Public Display of Affection (PDA)
When you finally get the chance to see them and talk to them, you are going to want to hug them and not let go. Be aware that the military frowns on public displays of affection, they make a few exceptions, graduations being one of them, but keep your physical contact brief to keep them out of trouble! Prepare to spend lots of time just staring at your child, noticing the changes in them and just enjoying seeing them again.
Just the Beginning
Being a parent has been all about change. From infant to toddler to school, adolescence and young adult. Your child in the military will be about change as well. Seeing them graduate from BMT will be a fantastic experience. But then it is on to technical training school so that they can learn all about their field in the military. And after that? Well, they can be going anywhere in the world.
Here There And Everywhere
The United States Military is not only one of the largest fighting forces in the world, but they are also a peacekeeping force, and help out with disaster relief worldwide. The job of the United States military seems never-ending, and as such you never know where your child is going to end up.
They may get stationed overseas, all the way across the country from you or on another part of the continent. They now will go where they are ordered to go, whether they or you, like it. Welcome to life with the military.
And You Thought BMT Was Hard
Separation can be one of the hardest parts about your child joining the military. The long periods of time that you are not able to see them is painful. From being in another country or on the other side of the continent, not being able to physically interact with them can be hard.
But like with all things there are ways to deal with this. If they get stationed at a base within the United States, cell phones make it easy to stay in touch, whether this is through voice calls or using video chat.
If they are stationed at a base overseas, as long as they have an Internet connection, they can use video chat to stay connected, without costing them or you an arm and a leg.
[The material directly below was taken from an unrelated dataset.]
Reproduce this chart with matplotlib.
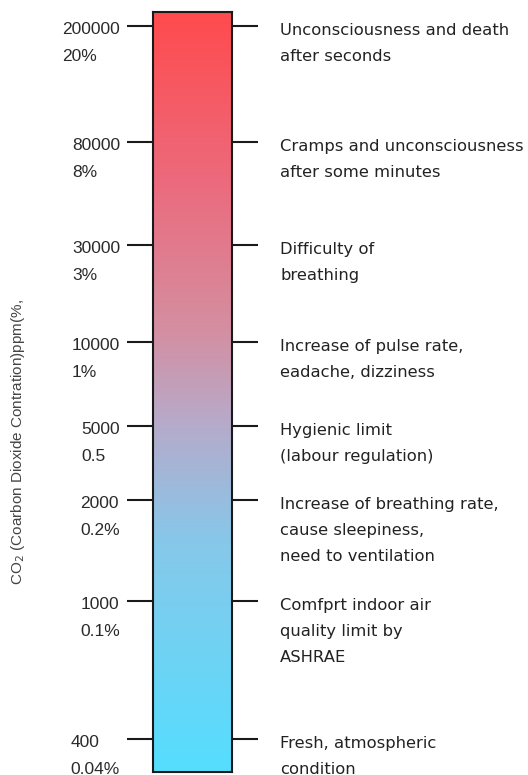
import matplotlib
matplotlib.use("Agg")
import matplotlib.pyplot as plt
import numpy as np
from matplotlib.colors import LinearSegmentedColormap
from matplotlib.transforms import blended_transform_factory

# ---- data ----
ppm_labels = ["400", "1000", "2000", "5000", "10000", "30000", "80000", "200000"]
pct_labels = ["0.04%", "0.1%", "0.2%", "0.5", "1%", "3%", "8%", "20%"]
# position of each level along the bar (bar runs 0 .. 760)
level_pos = [33, 171, 272, 346, 430, 527, 630, 746]
effects = [
    "Fresh, atmospheric\ncondition",
    "Comfprt indoor air\nquality limit by\nASHRAE",
    "Increase of breathing rate,\ncause sleepiness,\nneed to ventilation",
    "Hygienic limit\n(labour regulation)",
    "Increase of pulse rate,\neadache, dizziness",
    "Difficulty of\nbreathing",
    "Cramps and unconsciousness\nafter some minutes",
    "Unconsciousness and death\nafter seconds",
]
ylabel = "CO$_2$ (Coarbon Dioxide Contration)ppm(%,"
bar_range = (0, 760)

# gradient stops (bottom -> top)
grad_stops = [(0.0, "#55DEFF"), (0.30, "#86C8EA"), (0.46, "#B7AACA"),
              (0.58, "#D48FA2"), (0.78, "#EC6A7C"), (1.0, "#FF4B4E")]

W, H = 528, 775
fig = plt.figure(figsize=(W / 100, H / 100), dpi=100)
ax = fig.add_axes([153 / W, (H - 772) / H, (232 - 153) / W, 760 / H])

cmap = LinearSegmentedColormap.from_list("co2", grad_stops)
grad = np.linspace(0, 1, 512).reshape(-1, 1)
ax.imshow(grad, cmap=cmap, aspect="auto", origin="lower",
          extent=[0, 1, bar_range[0], bar_range[1]], interpolation="bicubic")
ax.set_xlim(0, 1)
ax.set_ylim(*bar_range)
ax.set_xticks([])
ax.set_yticks(level_pos)
ax.set_yticklabels([])
ax.tick_params(axis="y", left=True, right=True, direction="out",
               length=18.5, width=1.5, color="#1a1a1a")
for s in ax.spines.values():
    s.set_linewidth(1.5)
    s.set_color("#1a1a1a")

trans = blended_transform_factory(ax.transAxes, ax.transData)
left_x = (120 - 153) / 79
right_x = (280 - 153) / 79
for pos, num, pct in zip(level_pos, ppm_labels, pct_labels):
    ax.text(left_x, pos + 4, num + "\n" + pct, transform=trans,
            ha="right", va="top", multialignment="left",
            fontsize=12.5, family=["Liberation Sans", "DejaVu Sans"],
            color="#2a2a2a", linespacing=2.02, clip_on=False)
for pos, eff in zip(level_pos, effects):
    ax.text(right_x, pos + 3, eff, transform=trans,
            ha="left", va="top", multialignment="left",
            fontsize=11.8, family=["DejaVu Sans"],
            color="#222222", linespacing=1.92, clip_on=False)

fig.text(18 / W, 1 - 442 / H, ylabel, rotation=90, ha="center", va="center",
         fontsize=11, family=["Liberation Sans", "DejaVu Sans"], color="#444444")

fig.savefig("out.png", dpi=100)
Deployments And Staying Strong
The absolute hardest part of your child serving in the military is going to be when they get deployed, Your child in an active war zone is not what most of us wanted. You will worry about them daily, and once again question their decision to join the military.
You may get mad at our government for involving our country in a war, even if six months ago you supported the war.
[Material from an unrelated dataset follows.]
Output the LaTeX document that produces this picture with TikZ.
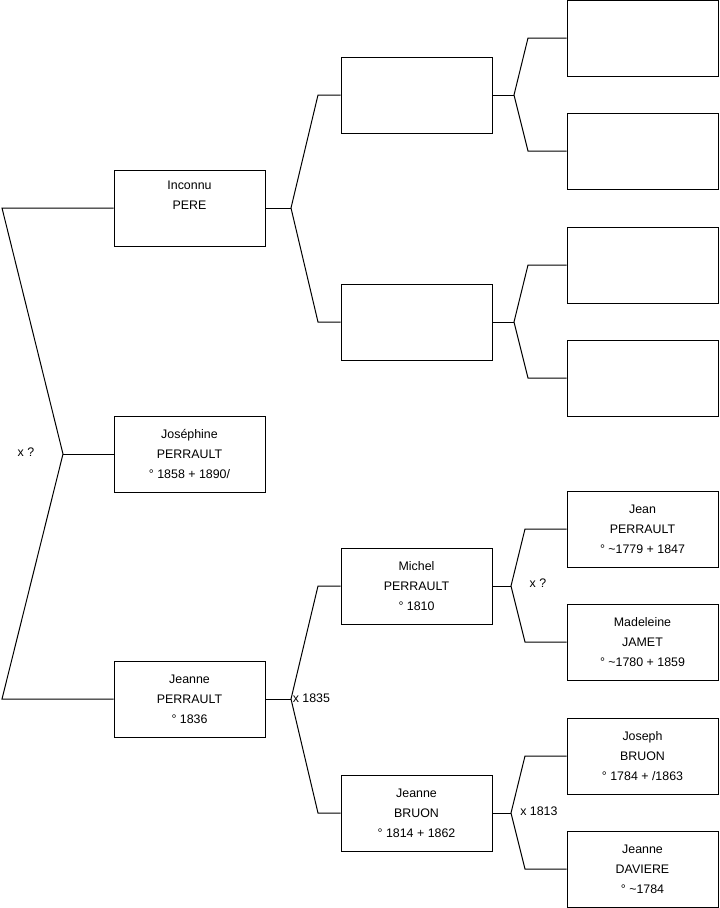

All these feelings and thoughts are natural during this time. The most important thing for you to do is to support your child. They are going to be in a different country during a time of war, scared and more than likely not living in ideal conditions.
They will need your support during and after their deployment. You have been their support their entire life, keep doing that now.
Your child has chosen what can be a hard, but rewarding path to follow. To serve and protect their country in any way required of them. I don’t know about you, but having a child choose to serve in the military makes us very proud.
Honor them by being as supportive of them during this time as you have been their whole lives.